A new 38-disc box set will provide the most complete look yet into the original 1969 Woodstock festival. Woodstock 50: Back to the Garden – The Definitive 50th Anniversary Archive includes all but three songs from the historic event, many of them issued for the first time ever.

No official release date has been announced yet, though the set is expected to arrive in August – five decades after the original festival was held Aug. 15-18, 1969, at Max Yasgur's farm near White Lake in Bethel, N.Y. Highlights from the three days included Jimi Hendrix, Joe Cocker, Santana, Sly and the Family Stone and Crosby, Stills, Nash and Young, among others.

"There have been large boxed sets devoted to particular eras or tours — the Grateful Dead do a great job of that sort of thing — but there's never, to my knowledge, been an attempt to present a large-scale durational experience of this sort," Andy Zax, a Los Angeles producer and archivist who co-produced the new set, told Rolling Stone. "The Woodstock tapes give us a singular opportunity for a kind of sonic time travel, and my intention is to transport people back to 1969. There aren’t many other concerts you could make this argument about."

The Dead, Janis Joplin, the Band and Creedence Clearwater Revival were not included on the classic 1970 triple LP; even the multi-disc 2009 box left out key moments – and in some cases entire acts.

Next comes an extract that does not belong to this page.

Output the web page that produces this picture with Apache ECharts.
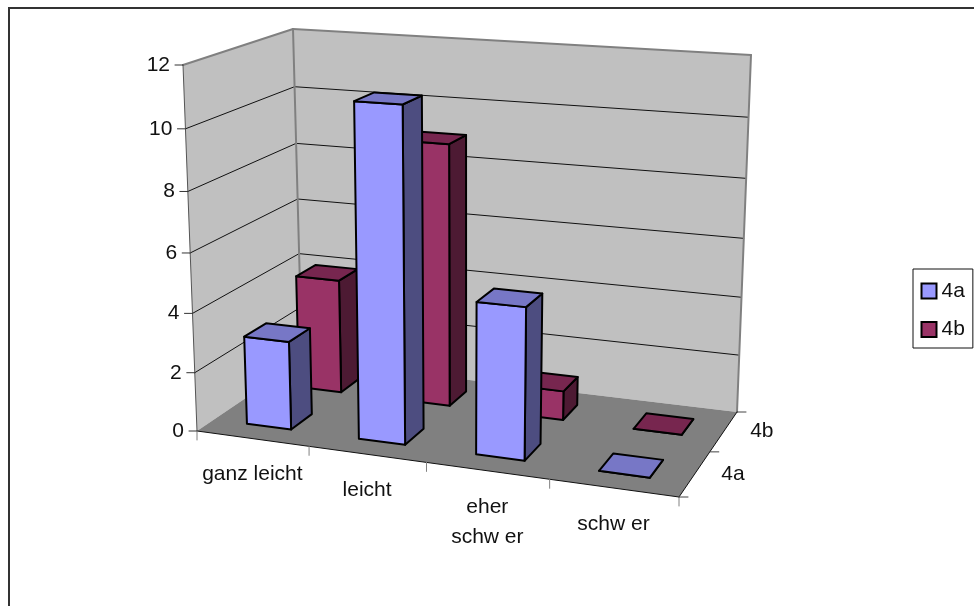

The new box includes 432 songs, of which 267 have never been officially released. They'll be presented chronologically by set time and day. Also included are all of the period-specific PA announcements involving "brown acid," "blood pills," etc.

The 38-disc box, which also includes a Blu-ray of Michael Wadleigh's Woodstock movie from 1970 and a replica of the original program among other extras, will reportedly retail for $799. There will also be 10-disc and three-disc editions available.